If it isn’t Mexican history that makes Mexicans polite and friendly, maybe it’s American history that makes Americans rude. Maybe it has something to do with the American philosophy of self-reliance. Maybe generations of staking one’s claim and fighting anyone else who tries to trespass on that claim is at the core of the American psyche.

Take, for example, entrepreneurialism. It is arguably the ultimate form of self-reliance. Pure entrepreneurialism requires freedoms, including the ability to choose what one wants to do for money, where one wants to do it and when one wants to do it; all without the interference of governments, guilds or bureaucracies of any kind.

Is it possible that the same aspects of our culture that make our country great — self-reliance, entrepreneurialism, freedoms — are causing us to be rude, whereas countries without those attributes have people who are polite and friendly?

But wait. Mexico is a democracy with a constitution that guarantees certain freedoms. It’s pretty much the same as here, right? Well, um, no. It’s complicated, but the short answer is that there was no period in Mexican history during which self-reliance, entrepreneurialism and freedom were genuinely fostered.

Mexican history prior to the year 2000 can be crudely summarized as ruled by great empires, then ruled by a nascent Mexican empire, then ruled by a one-party pseudo-democracy as the United Mexican States.

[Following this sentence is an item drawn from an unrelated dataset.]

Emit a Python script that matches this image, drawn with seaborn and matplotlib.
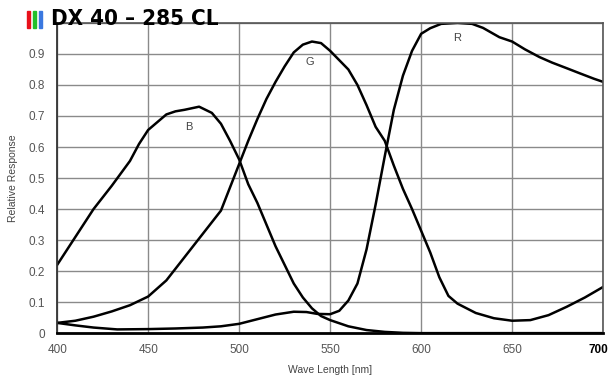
import pandas as pd
import matplotlib.pyplot as plt
import matplotlib.patches as mpatches
import matplotlib.transforms as mtransforms
from matplotlib import font_manager
import seaborn as sns

# spectral response curves
wl_b = [400, 410, 420, 430, 440, 445, 450, 455, 460, 465, 470, 478, 485, 490, 495, 500,
        505, 510, 515, 520, 525, 530, 535, 540, 545, 550, 560, 570, 580, 590, 600, 650, 700]
resp_b = [0.22, 0.31, 0.40, 0.475, 0.555, 0.61, 0.655, 0.68, 0.705, 0.715, 0.72, 0.73, 0.71,
          0.675, 0.62, 0.56, 0.48, 0.42, 0.35, 0.28, 0.22, 0.16, 0.115, 0.08, 0.055, 0.042,
          0.022, 0.01, 0.004, 0.001, 0.0, 0.0, 0.0]

wl_g = [400, 410, 420, 430, 440, 450, 460, 470, 480, 490, 495, 500, 505, 510, 515, 520, 525,
        530, 535, 540, 545, 550, 555, 560, 565, 570, 575, 580, 585, 590, 595, 600, 605, 610,
        615, 620, 625, 630, 640, 650, 660, 670, 680, 690, 700]
resp_g = [0.033, 0.04, 0.053, 0.07, 0.09, 0.118, 0.17, 0.245, 0.32, 0.395, 0.47, 0.545, 0.62,
          0.69, 0.755, 0.81, 0.86, 0.905, 0.93, 0.94, 0.935, 0.91, 0.88, 0.85, 0.80, 0.735,
          0.665, 0.62, 0.54, 0.465, 0.40, 0.33, 0.26, 0.18, 0.12, 0.095, 0.08, 0.065, 0.048,
          0.04, 0.042, 0.058, 0.085, 0.115, 0.149]

wl_r = [400, 410, 420, 433, 450, 465, 480, 490, 500, 510, 520, 530, 537, 543, 550, 555, 560,
        565, 570, 575, 580, 585, 590, 595, 600, 605, 611, 620, 628, 634, 643, 650, 657, 665,
        672, 680, 687, 695, 700]
resp_r = [0.033, 0.025, 0.018, 0.012, 0.013, 0.015, 0.018, 0.022, 0.03, 0.045, 0.06, 0.069,
          0.068, 0.062, 0.061, 0.072, 0.105, 0.16, 0.27, 0.415, 0.57, 0.72, 0.83, 0.91, 0.965,
          0.983, 0.997, 1.0, 0.997, 0.984, 0.954, 0.94, 0.915, 0.89, 0.872, 0.854, 0.838,
          0.82, 0.81]

x_ticks = [400, 450, 500, 550, 600, 650, 700]
y_ticks = [0, 0.1, 0.2, 0.3, 0.4, 0.5, 0.6, 0.7, 0.8, 0.9]
y_tick_labels = ['0', '0.1', '0.2', '0.3', '0.4', '0.5', '0.6', '0.7', '0.8', '0.9']

df = pd.concat([
    pd.DataFrame({'wl': wl_b, 'resp': resp_b, 'ch': 'B'}),
    pd.DataFrame({'wl': wl_g, 'resp': resp_g, 'ch': 'G'}),
    pd.DataFrame({'wl': wl_r, 'resp': resp_r, 'ch': 'R'}),
])

sns.set_style('white')
plt.rcParams['font.family'] = ['Liberation Sans', 'DejaVu Sans']

fig = plt.figure(figsize=(6.08, 3.76), dpi=100)
ax = fig.add_axes([0.094, 0.114, 0.898, 0.825])

sns.lineplot(data=df, x='wl', y='resp', hue='ch', units='ch', estimator=None,
             palette={'B': 'black', 'G': 'black', 'R': 'black'}, linewidth=1.8,
             legend=False, sort=False, ax=ax)

ax.set_xlim(400, 700)
ax.set_ylim(0, 1.0)
ax.set_xticks(x_ticks)
ax.set_yticks(y_ticks + [1.0])
ax.set_yticklabels(y_tick_labels + [''])
ax.grid(True, color='#8a8a8a', linewidth=1.0)
ax.set_axisbelow(True)
ax.tick_params(axis='y', length=0, labelsize=8.5, labelcolor='#555555', pad=9)
ax.tick_params(axis='x', length=0, labelsize=8.5, labelcolor='#555555', pad=8)
for lbl in ax.get_xticklabels():
    if lbl.get_text() == '700':
        lbl.set_color('black')
        lbl.set_fontweight('bold')
        lbl.set_horizontalalignment('right')
        lbl.set_transform(lbl.get_transform() +
                          mtransforms.ScaledTranslation(5 / 100, 0, fig.dpi_scale_trans))

for side in ['top', 'right']:
    ax.spines[side].set_color('#555555')
    ax.spines[side].set_linewidth(1.2)
ax.spines['left'].set_color('#333333')
ax.spines['left'].set_linewidth(1.3)
ax.spines['bottom'].set_color('black')
ax.spines['bottom'].set_linewidth(2)

ax.set_xlabel('Wave Length [nm]', fontsize=7.5, color='#444444', labelpad=6)
ax.set_ylabel('Relative Response', fontsize=7.5, color='#444444', labelpad=7)

# curve labels
for name, x, y in [('B', 472.5, 0.665), ('G', 539, 0.875), ('R', 620, 0.95)]:
    ax.text(x, y, name, fontsize=8, color='#444444', ha='center', va='center')

# title with little RGB icon
for i, c in enumerate(['#e8101a', '#22c02a', '#3a78e0']):
    fig.patches.append(mpatches.Rectangle(((27 + i * 6) / 608, 1 - 28 / 376), 3.2 / 608, 17 / 376,
                                          transform=fig.transFigure, color=c, zorder=5))

# pick a narrow bold face if one is installed
faces = font_manager.fontManager.ttflist
title_kw = dict(family=['Liberation Sans', 'DejaVu Sans'], fontsize=15)
if any(f.name == 'Liberation Sans Narrow' for f in faces):
    title_kw = dict(family=['Liberation Sans Narrow', 'DejaVu Sans'], fontsize=17)
elif any(f.name == 'DejaVu Sans' and f.stretch == 'condensed' for f in faces):
    title_kw = dict(family=['DejaVu Sans'], fontstretch='condensed', fontsize=16)
fig.text(51 / 608, 1 - 19 / 376, 'DX 40 \u2013 285 CL', fontweight='bold',
         color='black', va='center', ha='left', zorder=6, **title_kw)

fig.savefig('out.png', dpi=100)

In the face of imperial rule followed by quasi-dictatorial rule, there did not seem to be fertile soil for the seed of self-reliance to grow into the robust capitalism cherished in the United States of America. Rather, to survive under various harsh regimes, people in Mexico needed to work together, help each other out, give and take, all for one and one for all — none of which are very capitalist mindsets.

If Americans are more likely to treat strangers rudely than Mexicans due to the relative degree of political and economic freedoms in each country, does it mean that rudeness is a kind of byproduct of democracy and capitalism? Furthermore, does that mean the more successful we are as capitalists, the ruder we will be as a culture; the more successful we are as a nation of free enterprise, the more cultural waste is produced as a byproduct?

I think the answer is yes, but in my view it’s a small price to pay to be a citizen in a great country.

Knowing the source of our national rudeness is powerful. The next time one of my fellow Americans is rude to me, I’ll think to myself: “A rude American is cultural waste resulting from the political and economic freedoms of our profoundly successful nation; such abject rudeness is evidence of our success!”

Is it possible that this knowledge will even make me grateful when I am treated rudely by my fellow Americans here in my own country? Um, probably not.